Spring 2025 - Roundtable
Public Banking

Public Banking, Yes or No

Public Banking

Prompt for Discussion

Contributors: Gerald Epstein, Iain Frame, Rory Van Loo, Andrew Cumbers, Franziska Paul, Michael Swack, Ellen Brown, Nancy Ryan, Rohan Grey, Wesley Marshall, Nadav Orian Peer, Dan Rohde, Jean-Philippe Bombay, Christine Desan, and more to come!

Modern capitalism makes a distinctive commitment to bank investors at an elemental level: they will control the inflow of new money to the economy. Aside from the monetary base defined by public authority, retail banks operating for profit lend by creating money from credit. That privilege means that they can offer lower rates on loans, an advantage that gives them incomparable influence over how credit flows and who receives it. In other words, commercial banks significantly structure the distribution of capital because of their foundational place in the monetary architecture.

In this roundtable, we consider an alternative. Communities can establish banks that are public rather than private. Those banks operate with the same advantage – creating new money to issue into the economy – but can lend to promote social welfare rather than profit maximization. In fact, communities in other eras and places have been much more pluralistic than we are in the United States today, where the State of North Dakota alone operates a public bank.
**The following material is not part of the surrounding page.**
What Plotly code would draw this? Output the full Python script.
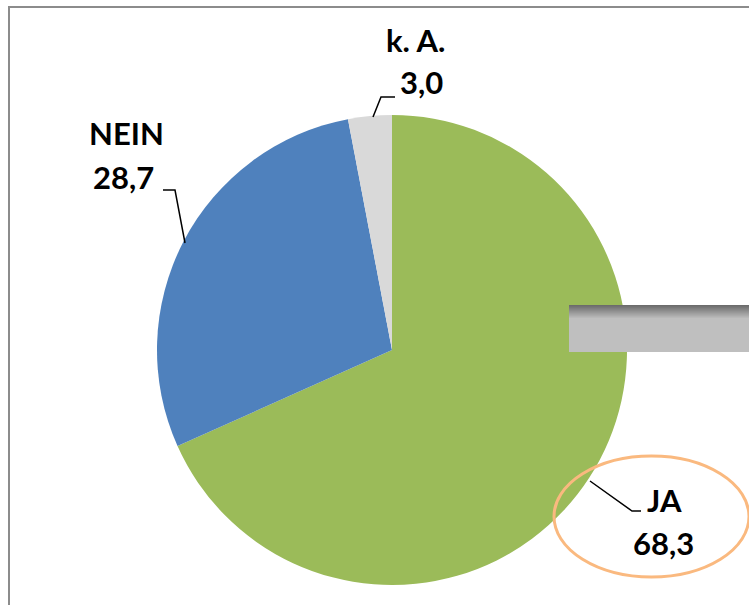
import plotly.graph_objects as go

W, H = 749, 605

categories = ["JA", "NEIN", "k. A."]
values = [68.3, 28.7, 3.0]
value_labels = ["68,3", "28,7", "3,0"]
colors = ["#9BBB59", "#4F81BD", "#D9D9D9"]

def px(x):
    return x / W

def py(y):
    return 1 - y / H

cx, cy, r = 392, 350, 235

fig = go.Figure(go.Pie(
    labels=categories,
    values=values,
    sort=False,
    direction="clockwise",
    rotation=0,
    marker=dict(colors=colors, line=dict(width=0)),
    textinfo="none",
    hoverinfo="label+value",
    showlegend=False,
    domain=dict(x=[px(cx - r), px(cx + r)], y=[py(cy + r), py(cy - r)]),
))

shapes = []
# chart border (top and left edges visible)
shapes.append(dict(type="line", xref="paper", yref="paper",
                   x0=px(9), x1=px(9), y0=py(605), y1=py(6),
                   line=dict(color="#8C8C8C", width=2)))
shapes.append(dict(type="line", xref="paper", yref="paper",
                   x0=px(9), x1=px(749), y0=py(7), y1=py(7),
                   line=dict(color="#8C8C8C", width=2)))

# gray gradient box
top, bot = 305, 352
grad_h = 14
c0 = (0x6C, 0x6C, 0x6C)
c1 = (0xBF, 0xBF, 0xBF)
shapes.append(dict(type="rect", xref="paper", yref="paper",
                   x0=px(569), x1=px(760), y0=py(bot), y1=py(top),
                   line=dict(width=0), fillcolor="#BFBFBF", layer="above"))
for i in range(grad_h):
    t = i / (grad_h - 1)
    c = tuple(int(c0[k] + (c1[k] - c0[k]) * t) for k in range(3))
    shapes.append(dict(type="rect", xref="paper", yref="paper",
                       x0=px(569), x1=px(760), y0=py(top + i + 1), y1=py(top + i),
                       line=dict(width=0), fillcolor="rgb(%d,%d,%d)" % c, layer="above"))

# orange ellipse
shapes.append(dict(type="circle", xref="paper", yref="paper",
                   x0=px(554), x1=px(749), y0=py(577), y1=py(456),
                   line=dict(color="#FAB97F", width=3), fillcolor="rgba(0,0,0,0)", layer="above"))

# leader lines
leaders = [
    [(590, 481), (632, 511), (641, 511)],
    [(185, 243), (175, 190), (163, 190)],
    [(373, 117), (381, 97), (395, 97)],
]
for pts in leaders:
    path = "M %f %f " % (px(pts[0][0]), py(pts[0][1]))
    for p in pts[1:]:
        path += "L %f %f " % (px(p[0]), py(p[1]))
    shapes.append(dict(type="path", xref="paper", yref="paper", path=path,
                       line=dict(color="black", width=1.5), layer="above"))

fig.update_layout(shapes=shapes)

font = dict(family="Lato, Open Sans, sans-serif", size=31, color="black")
label_pos = [((664, 500), (663, 543)), ((126, 133), (123, 177)), ((415, 40), (421, 82))]
annotations = []
for name, val, (p1, p2) in zip(categories, value_labels, label_pos):
    annotations.append(dict(x=px(p1[0]), y=py(p1[1]), xref="paper", yref="paper",
                            text="<b>%s</b>" % name, showarrow=False, font=font,
                            xanchor="center", yanchor="middle"))
    annotations.append(dict(x=px(p2[0]), y=py(p2[1]), xref="paper", yref="paper",
                            text="<b>%s</b>" % val, showarrow=False, font=font,
                            xanchor="center", yanchor="middle"))

fig.update_layout(
    annotations=annotations,
    width=W, height=H,
    margin=dict(l=0, r=0, t=0, b=0),
    paper_bgcolor="white",
    plot_bgcolor="white",
)

fig.write_html("out.html", config={"displayModeBar": False},
               post_script="document.body.style.margin='0';document.body.style.overflow='hidden';")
We invite contributors to consider how public banks would change the monetary ecosystem. We focus in particular on banks that would hold public funds. (In a later Roundtable, we will compare public banks designed to hold customer deposits.) Should states and municipalities diversify the depositories they use by chartering public banks? How could that initiative broaden access to credit by communities currently shut out? Could the endorsement of public participation in banking transform our assumptions about the character of money creation – or would it entrench the dominance of banking? Are there viable political avenues towards establishing public banking? If not, why not? Can a matter as esoteric as banking become a popular cause and if so, how? What would the consequences of expanded popular debate about banking be at a wider level?